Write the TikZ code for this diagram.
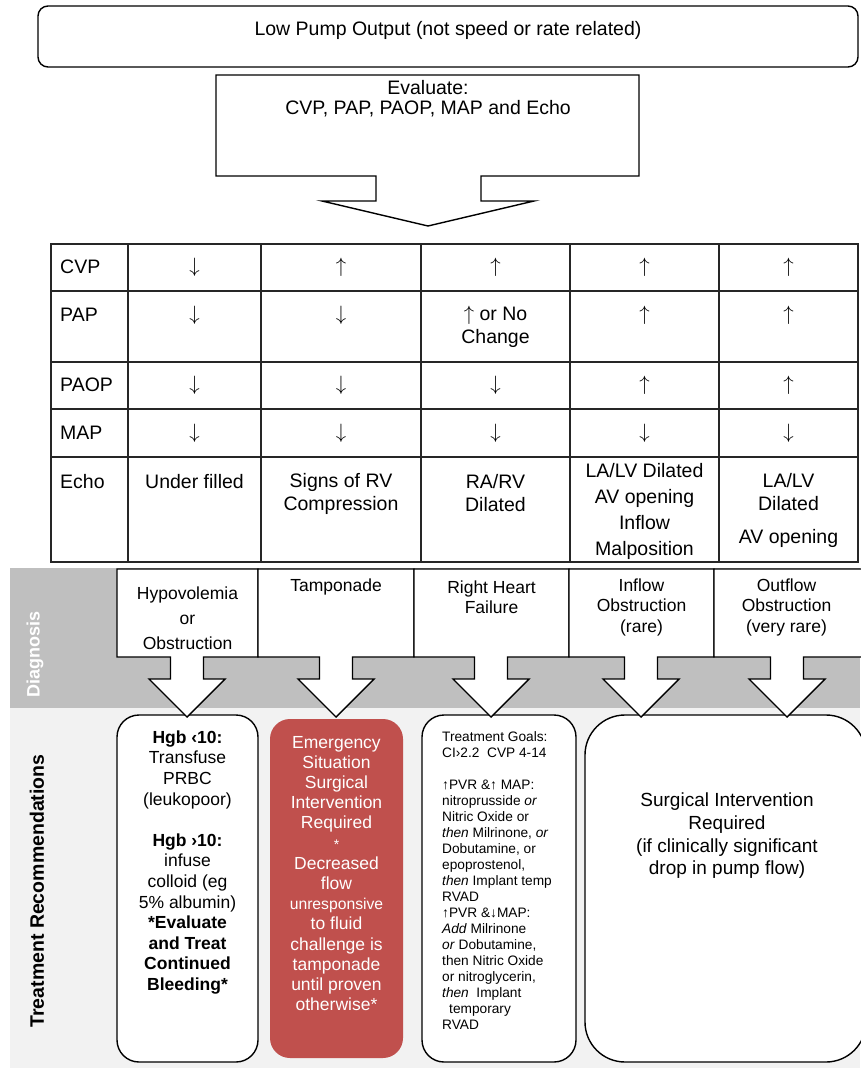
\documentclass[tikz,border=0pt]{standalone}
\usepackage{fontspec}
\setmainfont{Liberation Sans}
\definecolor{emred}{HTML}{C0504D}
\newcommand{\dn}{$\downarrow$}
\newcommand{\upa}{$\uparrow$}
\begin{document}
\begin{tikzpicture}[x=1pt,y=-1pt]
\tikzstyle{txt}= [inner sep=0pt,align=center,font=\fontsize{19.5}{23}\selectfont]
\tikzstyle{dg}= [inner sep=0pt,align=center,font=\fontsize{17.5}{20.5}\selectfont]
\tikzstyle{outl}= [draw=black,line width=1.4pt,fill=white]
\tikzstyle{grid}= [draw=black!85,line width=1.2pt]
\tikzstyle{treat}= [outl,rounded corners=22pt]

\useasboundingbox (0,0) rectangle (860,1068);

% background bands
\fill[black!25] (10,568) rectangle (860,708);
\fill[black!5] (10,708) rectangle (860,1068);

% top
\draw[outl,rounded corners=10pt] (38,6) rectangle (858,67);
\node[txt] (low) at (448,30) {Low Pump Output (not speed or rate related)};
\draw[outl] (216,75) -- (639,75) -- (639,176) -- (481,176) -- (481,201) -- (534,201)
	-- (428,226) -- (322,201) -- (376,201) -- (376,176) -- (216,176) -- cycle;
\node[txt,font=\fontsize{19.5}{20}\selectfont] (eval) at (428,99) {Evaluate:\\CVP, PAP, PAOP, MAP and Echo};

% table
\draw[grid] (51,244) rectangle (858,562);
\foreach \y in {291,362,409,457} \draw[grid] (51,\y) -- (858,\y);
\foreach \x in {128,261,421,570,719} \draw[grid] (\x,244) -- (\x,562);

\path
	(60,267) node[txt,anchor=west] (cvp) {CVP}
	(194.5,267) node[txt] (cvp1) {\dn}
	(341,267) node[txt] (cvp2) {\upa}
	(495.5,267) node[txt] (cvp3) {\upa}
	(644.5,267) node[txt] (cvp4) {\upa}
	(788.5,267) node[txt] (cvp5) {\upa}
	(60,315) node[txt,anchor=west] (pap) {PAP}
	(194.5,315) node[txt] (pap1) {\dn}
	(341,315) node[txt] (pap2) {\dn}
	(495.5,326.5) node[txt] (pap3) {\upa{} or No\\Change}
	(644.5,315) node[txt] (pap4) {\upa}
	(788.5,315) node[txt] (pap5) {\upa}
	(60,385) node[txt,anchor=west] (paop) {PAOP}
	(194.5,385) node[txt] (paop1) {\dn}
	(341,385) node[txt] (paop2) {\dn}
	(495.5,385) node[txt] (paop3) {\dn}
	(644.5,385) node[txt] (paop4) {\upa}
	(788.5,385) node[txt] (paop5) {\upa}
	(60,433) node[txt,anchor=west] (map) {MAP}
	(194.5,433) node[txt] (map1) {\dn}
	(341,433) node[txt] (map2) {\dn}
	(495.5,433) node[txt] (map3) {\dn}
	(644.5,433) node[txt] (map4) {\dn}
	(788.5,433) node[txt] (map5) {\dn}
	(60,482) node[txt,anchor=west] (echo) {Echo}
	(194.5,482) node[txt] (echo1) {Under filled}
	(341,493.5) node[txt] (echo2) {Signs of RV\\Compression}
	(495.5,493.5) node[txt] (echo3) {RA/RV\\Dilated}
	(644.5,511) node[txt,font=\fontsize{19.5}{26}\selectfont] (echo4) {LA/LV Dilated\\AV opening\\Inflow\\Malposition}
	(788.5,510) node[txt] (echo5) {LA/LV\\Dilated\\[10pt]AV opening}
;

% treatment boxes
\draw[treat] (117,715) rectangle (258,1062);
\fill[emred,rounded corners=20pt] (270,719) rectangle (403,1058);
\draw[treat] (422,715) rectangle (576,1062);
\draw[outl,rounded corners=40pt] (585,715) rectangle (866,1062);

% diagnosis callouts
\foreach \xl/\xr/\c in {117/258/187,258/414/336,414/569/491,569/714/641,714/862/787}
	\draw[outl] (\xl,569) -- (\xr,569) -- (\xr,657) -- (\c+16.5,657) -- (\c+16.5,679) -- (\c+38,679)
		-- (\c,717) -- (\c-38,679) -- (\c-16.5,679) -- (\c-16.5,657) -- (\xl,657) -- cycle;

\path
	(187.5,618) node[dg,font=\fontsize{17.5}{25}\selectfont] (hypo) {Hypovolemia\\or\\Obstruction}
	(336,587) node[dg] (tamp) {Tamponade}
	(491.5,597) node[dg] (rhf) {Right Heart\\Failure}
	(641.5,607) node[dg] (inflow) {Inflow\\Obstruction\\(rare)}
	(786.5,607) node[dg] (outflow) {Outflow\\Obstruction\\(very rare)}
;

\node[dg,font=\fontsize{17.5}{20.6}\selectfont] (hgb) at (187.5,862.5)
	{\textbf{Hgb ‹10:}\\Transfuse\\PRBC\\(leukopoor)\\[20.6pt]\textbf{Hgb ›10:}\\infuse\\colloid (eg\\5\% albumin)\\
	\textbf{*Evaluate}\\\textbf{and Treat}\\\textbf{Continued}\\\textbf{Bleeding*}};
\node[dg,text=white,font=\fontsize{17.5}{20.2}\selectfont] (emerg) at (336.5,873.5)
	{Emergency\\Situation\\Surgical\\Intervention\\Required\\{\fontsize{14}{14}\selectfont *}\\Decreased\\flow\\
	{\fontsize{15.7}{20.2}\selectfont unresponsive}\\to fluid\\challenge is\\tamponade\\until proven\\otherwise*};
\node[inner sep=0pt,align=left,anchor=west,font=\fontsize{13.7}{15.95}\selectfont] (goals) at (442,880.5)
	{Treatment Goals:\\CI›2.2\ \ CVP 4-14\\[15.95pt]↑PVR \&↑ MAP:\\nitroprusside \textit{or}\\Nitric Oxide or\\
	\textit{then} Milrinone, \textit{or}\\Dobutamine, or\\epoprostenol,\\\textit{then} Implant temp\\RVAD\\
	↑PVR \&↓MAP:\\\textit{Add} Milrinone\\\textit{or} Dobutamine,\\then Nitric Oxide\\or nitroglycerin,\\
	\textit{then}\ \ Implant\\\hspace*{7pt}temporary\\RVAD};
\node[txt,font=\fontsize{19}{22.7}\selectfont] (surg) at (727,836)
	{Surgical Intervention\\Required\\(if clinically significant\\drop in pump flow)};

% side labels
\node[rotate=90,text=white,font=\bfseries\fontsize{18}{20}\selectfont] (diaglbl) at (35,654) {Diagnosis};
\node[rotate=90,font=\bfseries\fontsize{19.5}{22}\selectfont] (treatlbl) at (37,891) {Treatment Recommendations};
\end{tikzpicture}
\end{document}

→ **Exercise description**
Repeat only the lines from the beginning of the material through the line containing "(10,708) rectangle (860,1068);", both ends kept, leaving pictures out.

→ **Response to this exercise**
Write the TikZ code for this diagram.
\documentclass[tikz,border=0pt]{standalone}
\usepackage{fontspec}
\setmainfont{Liberation Sans}
\definecolor{emred}{HTML}{C0504D}
\newcommand{\dn}{$\downarrow$}
\newcommand{\upa}{$\uparrow$}
\begin{document}
\begin{tikzpicture}[x=1pt,y=-1pt]
\tikzstyle{txt}= [inner sep=0pt,align=center,font=\fontsize{19.5}{23}\selectfont]
\tikzstyle{dg}= [inner sep=0pt,align=center,font=\fontsize{17.5}{20.5}\selectfont]
\tikzstyle{outl}= [draw=black,line width=1.4pt,fill=white]
\tikzstyle{grid}= [draw=black!85,line width=1.2pt]
\tikzstyle{treat}= [outl,rounded corners=22pt]

\useasboundingbox (0,0) rectangle (860,1068);

% background bands
\fill[black!25] (10,568) rectangle (860,708);
\fill[black!5] (10,708) rectangle (860,1068);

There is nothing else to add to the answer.